GIVEN INFORMATION:
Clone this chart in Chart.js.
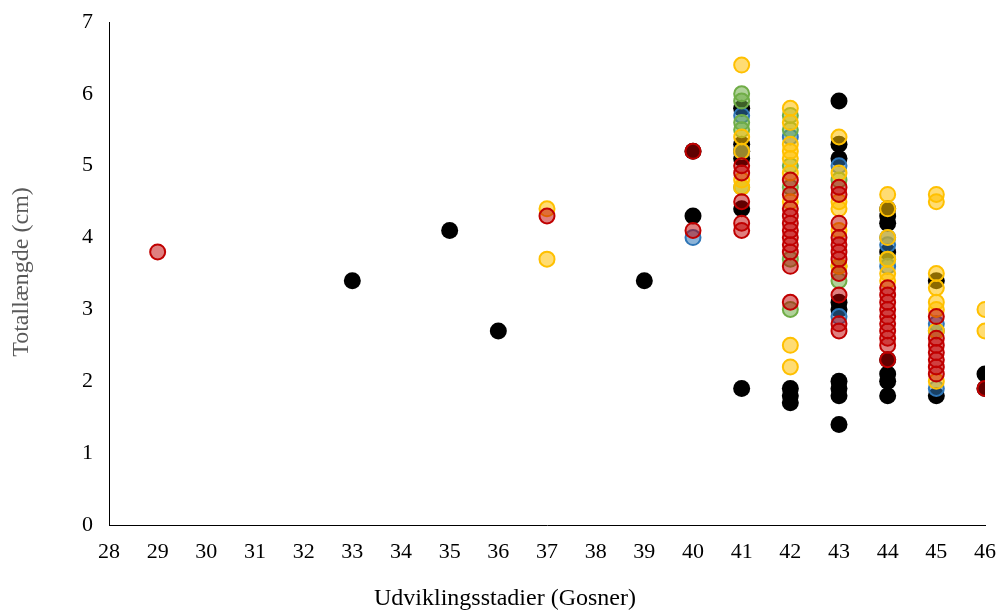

==

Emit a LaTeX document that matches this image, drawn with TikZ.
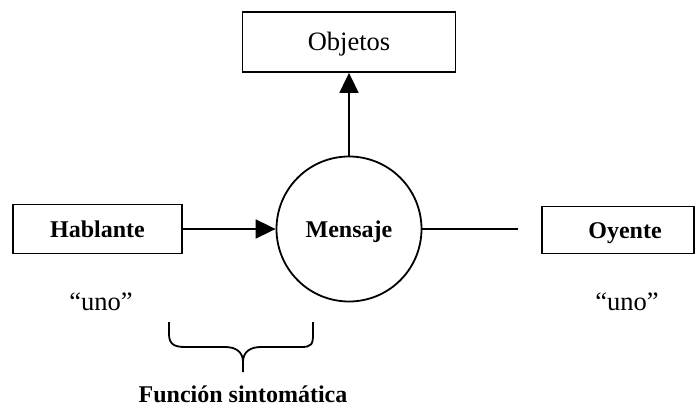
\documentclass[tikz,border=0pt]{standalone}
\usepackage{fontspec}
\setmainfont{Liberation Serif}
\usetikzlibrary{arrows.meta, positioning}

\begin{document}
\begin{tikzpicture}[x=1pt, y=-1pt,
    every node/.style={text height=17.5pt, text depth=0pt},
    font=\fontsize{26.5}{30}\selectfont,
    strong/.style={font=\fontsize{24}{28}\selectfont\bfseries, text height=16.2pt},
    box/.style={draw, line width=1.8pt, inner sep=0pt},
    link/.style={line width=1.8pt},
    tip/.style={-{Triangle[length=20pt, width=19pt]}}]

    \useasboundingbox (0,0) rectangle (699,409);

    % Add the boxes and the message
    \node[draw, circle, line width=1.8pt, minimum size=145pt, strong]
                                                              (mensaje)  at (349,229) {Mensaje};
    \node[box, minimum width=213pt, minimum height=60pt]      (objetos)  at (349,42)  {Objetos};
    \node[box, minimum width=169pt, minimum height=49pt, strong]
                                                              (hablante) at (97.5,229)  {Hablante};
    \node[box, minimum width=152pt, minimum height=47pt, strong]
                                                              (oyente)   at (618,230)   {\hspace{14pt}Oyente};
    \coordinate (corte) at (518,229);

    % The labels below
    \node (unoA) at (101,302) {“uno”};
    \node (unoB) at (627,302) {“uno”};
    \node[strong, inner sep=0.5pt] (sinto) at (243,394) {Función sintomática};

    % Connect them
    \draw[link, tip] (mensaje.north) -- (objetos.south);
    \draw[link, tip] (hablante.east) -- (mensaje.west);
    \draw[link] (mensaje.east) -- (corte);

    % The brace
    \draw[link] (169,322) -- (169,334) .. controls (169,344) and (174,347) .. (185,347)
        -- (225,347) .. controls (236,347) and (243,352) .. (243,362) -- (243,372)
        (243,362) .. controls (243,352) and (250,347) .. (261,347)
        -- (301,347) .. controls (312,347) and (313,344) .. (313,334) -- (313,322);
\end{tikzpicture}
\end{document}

* * *

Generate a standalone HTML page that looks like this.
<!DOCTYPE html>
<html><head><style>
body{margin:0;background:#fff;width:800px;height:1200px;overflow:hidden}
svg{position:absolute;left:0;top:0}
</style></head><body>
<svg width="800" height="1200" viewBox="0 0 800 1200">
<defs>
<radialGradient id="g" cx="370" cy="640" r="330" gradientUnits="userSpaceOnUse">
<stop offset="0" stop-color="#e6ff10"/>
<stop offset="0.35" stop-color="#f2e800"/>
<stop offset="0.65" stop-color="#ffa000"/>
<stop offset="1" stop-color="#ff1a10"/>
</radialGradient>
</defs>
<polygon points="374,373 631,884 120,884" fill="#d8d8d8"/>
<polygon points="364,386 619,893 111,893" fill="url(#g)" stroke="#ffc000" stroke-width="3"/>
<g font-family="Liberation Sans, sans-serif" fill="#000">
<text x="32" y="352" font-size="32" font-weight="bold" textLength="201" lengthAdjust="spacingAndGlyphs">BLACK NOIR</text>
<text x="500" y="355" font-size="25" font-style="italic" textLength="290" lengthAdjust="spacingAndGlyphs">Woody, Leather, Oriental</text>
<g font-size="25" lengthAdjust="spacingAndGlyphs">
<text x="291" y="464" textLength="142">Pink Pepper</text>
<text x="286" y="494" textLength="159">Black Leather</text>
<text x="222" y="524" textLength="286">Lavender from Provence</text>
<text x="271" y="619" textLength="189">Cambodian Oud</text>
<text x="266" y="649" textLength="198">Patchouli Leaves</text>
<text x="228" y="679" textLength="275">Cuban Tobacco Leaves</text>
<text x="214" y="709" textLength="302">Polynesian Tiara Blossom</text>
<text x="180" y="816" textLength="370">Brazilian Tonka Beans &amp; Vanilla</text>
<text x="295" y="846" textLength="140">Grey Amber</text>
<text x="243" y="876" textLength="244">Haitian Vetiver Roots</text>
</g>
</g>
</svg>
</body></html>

TASK:
From the data, collect all lines where the string "that" appears.

THE RESPONSE:
Emit a LaTeX document that matches this image, drawn with TikZ.
Generate a standalone HTML page that looks like this.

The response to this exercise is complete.